Are you Post-Abortive?


Have you had an abortion(s)? Do you have feelings of guilt; shame; regret; or attacks of anxiety, because of the decision you made?

Please know that I neither judge nor condemn you for that decision. I have no idea what was going on in your life at that time, neither do I know the circumstances of your pregnancy, or why you made the choice for abortion.

As an Abortion Recovery Peer Counselor I have listened to women speak about their abortion experience and the struggles they have had coming to terms with the decision they made. I write my blog from a heart of compassion and understanding for each and every woman who has ever endured the trauma of abortion and now deals with the painful aftermath of that experience.

Friday, February 5, 2010

One Young Woman's Personal Testimony

Hi, my name is Tracy and this is my testimony...

In the spring of 2007 I came across an ad in my neighborhood news letter which said that they were offering a "Post Abortive" Bible Study at a nearby church. For some reason I kept going back to that ad and reading it over and over again… I was drawn to it.

For several years I had been in and out of depression… I didn’t know why…

When I was 18 years old I had the first of my two abortions, and it was after that experience that I started drinking until I blacked out.
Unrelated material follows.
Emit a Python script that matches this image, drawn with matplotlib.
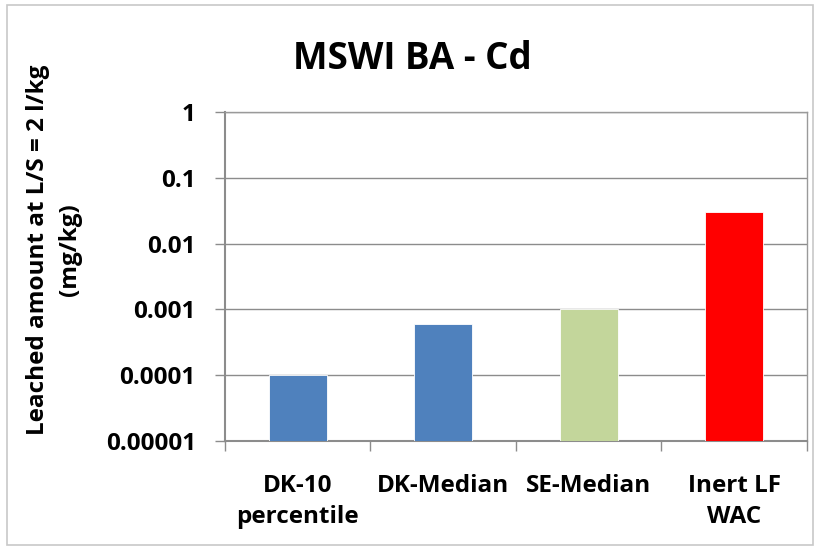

At that time I also became very promiscuous, had nightmares, and started having panic attacks; fear and grief were my constant companions. I went through many years of pain since my first abortion.
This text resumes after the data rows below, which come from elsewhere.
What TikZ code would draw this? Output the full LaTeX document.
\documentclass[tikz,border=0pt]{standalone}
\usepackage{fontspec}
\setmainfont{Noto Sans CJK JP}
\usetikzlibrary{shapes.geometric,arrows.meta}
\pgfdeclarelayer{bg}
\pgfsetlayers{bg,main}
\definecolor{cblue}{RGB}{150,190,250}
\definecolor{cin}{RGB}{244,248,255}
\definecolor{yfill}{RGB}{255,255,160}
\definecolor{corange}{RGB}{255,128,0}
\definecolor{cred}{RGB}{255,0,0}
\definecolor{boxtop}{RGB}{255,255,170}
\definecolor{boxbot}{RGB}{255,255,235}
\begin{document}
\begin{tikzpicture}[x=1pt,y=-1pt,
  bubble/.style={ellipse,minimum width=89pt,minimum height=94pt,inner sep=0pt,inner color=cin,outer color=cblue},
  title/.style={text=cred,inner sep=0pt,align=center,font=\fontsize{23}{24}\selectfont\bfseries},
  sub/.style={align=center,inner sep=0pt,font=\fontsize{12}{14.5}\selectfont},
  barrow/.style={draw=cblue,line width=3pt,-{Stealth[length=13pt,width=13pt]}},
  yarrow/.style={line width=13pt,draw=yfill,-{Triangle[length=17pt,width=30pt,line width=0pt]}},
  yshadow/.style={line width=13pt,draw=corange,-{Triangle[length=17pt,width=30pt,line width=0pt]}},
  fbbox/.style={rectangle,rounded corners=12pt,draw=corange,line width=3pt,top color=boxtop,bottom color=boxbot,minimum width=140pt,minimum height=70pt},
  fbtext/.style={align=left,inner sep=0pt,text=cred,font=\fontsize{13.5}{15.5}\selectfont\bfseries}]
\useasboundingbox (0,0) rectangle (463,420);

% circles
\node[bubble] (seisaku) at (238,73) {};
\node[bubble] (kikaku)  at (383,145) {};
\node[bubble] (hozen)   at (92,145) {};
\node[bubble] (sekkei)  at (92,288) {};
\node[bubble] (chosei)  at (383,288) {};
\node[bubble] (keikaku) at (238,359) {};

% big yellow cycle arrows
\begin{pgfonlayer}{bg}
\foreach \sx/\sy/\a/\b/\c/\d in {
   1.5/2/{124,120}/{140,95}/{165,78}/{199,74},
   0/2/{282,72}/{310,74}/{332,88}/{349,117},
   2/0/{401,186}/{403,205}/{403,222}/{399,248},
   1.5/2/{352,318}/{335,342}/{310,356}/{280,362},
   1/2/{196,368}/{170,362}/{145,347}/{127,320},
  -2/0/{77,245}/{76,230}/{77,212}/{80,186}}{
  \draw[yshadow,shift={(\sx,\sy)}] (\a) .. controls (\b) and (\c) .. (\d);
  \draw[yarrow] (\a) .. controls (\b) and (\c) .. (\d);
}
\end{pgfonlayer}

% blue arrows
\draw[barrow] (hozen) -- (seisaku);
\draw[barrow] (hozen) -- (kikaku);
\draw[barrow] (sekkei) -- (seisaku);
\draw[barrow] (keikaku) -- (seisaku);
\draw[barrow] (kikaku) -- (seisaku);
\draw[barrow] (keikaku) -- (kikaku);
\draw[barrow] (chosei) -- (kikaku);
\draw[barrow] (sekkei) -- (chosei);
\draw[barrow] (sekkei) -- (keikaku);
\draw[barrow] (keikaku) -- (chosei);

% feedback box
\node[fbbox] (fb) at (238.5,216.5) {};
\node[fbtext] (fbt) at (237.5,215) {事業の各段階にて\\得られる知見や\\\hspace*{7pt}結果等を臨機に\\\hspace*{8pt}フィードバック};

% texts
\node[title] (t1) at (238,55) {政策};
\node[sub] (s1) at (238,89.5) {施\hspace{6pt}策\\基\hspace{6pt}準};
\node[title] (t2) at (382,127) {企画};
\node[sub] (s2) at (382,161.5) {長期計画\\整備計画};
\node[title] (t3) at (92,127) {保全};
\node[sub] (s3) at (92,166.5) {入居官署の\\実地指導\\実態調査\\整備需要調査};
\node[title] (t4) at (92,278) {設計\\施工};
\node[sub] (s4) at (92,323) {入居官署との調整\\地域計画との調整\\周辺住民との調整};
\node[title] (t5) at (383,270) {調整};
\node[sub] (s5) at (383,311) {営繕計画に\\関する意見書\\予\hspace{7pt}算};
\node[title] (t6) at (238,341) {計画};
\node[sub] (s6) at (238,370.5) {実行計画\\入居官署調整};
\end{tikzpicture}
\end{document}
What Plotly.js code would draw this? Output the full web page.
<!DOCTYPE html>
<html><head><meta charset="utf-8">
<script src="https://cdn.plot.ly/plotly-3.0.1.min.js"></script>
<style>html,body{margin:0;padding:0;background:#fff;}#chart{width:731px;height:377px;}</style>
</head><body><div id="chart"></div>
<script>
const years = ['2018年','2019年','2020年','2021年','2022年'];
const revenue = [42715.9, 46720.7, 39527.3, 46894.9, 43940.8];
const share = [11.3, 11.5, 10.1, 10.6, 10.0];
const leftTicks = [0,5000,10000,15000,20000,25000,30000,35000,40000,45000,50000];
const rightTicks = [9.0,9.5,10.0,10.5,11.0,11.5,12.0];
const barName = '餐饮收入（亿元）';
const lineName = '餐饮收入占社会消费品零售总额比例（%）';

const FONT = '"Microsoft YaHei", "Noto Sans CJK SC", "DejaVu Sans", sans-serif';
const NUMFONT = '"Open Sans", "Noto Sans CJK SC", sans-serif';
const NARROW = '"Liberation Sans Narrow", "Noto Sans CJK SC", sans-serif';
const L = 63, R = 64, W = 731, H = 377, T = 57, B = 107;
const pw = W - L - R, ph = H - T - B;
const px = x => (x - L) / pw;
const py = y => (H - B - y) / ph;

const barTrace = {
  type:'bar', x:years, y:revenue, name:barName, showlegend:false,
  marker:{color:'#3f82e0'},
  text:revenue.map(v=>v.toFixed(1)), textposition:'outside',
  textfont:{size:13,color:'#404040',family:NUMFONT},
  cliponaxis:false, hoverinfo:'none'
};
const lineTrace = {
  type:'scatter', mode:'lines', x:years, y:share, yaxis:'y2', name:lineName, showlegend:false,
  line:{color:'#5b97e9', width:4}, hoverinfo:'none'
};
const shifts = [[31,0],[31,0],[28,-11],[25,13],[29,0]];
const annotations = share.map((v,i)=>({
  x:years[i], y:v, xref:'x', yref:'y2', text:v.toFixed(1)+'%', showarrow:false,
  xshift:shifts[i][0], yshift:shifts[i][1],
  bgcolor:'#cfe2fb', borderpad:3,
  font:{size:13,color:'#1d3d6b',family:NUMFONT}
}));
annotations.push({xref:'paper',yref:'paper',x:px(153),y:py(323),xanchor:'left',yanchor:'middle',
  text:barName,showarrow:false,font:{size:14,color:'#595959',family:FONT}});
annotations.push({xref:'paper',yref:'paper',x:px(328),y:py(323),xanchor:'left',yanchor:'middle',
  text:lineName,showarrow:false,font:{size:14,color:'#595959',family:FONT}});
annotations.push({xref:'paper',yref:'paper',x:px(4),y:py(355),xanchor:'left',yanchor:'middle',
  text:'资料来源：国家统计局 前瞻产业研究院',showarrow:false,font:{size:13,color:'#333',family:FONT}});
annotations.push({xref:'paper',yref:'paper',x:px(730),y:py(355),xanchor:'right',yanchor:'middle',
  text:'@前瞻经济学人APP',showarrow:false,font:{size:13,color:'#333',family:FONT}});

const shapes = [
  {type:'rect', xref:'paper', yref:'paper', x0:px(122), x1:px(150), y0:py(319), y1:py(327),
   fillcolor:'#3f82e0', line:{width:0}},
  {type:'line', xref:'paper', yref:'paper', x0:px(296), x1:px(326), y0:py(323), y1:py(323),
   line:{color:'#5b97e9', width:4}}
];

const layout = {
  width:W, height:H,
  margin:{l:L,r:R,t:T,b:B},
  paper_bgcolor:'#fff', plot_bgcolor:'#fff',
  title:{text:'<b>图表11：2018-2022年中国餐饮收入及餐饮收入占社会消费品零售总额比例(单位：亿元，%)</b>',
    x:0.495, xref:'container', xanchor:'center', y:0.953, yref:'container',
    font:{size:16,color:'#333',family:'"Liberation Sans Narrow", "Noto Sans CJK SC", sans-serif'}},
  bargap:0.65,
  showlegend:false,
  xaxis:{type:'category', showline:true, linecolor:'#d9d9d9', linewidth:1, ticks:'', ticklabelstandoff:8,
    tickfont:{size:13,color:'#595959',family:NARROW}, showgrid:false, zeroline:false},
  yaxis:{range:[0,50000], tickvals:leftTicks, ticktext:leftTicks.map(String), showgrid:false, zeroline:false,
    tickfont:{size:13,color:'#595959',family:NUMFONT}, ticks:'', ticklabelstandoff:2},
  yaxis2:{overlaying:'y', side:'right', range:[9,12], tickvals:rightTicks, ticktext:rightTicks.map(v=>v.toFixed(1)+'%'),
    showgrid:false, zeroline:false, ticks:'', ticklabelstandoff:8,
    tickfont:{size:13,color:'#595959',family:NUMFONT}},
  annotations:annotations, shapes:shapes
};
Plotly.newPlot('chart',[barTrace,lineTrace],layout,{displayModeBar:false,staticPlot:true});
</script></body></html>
Because this had all happened when I was younger I didn’t make the connection between the abortion experience and my depressed condition. I didn’t understand that the emotional pain I suffered with for years was a result of my two abortions.

At the time when I came upon the ad I had been saved for a couple years, and knew in my head that I was forgiven but I guess my heart did not know it yet. I met with Yvonne and agreed to attend the Bible Study. It was then that I realized I had not grieved my loss... And I really did not know before then that the Lord didn't want me to hold on to that pain any longer.

Long story short: The Lord got a hold of me in 2004; He saved and delivered me instantly from all the drugs and alcohol. Then in 2007 I guess He wanted to do a deeper work in my heart. That is when I came across the "Post Abortive Bible Study." I was in SHOCK!! I knew that the Lord forgave me for going through abortion, but I had NO IDEA He wanted to actually heal me from the pain that it caused.

He has not only healed me from the pain and suffering of something horrible that I did, but He has used it to help others who need to know that they can be healed too...

I can't tell you how much emotional and spiritual freedom I now have since going through that Bible Study...

                                      …Thank You Lord.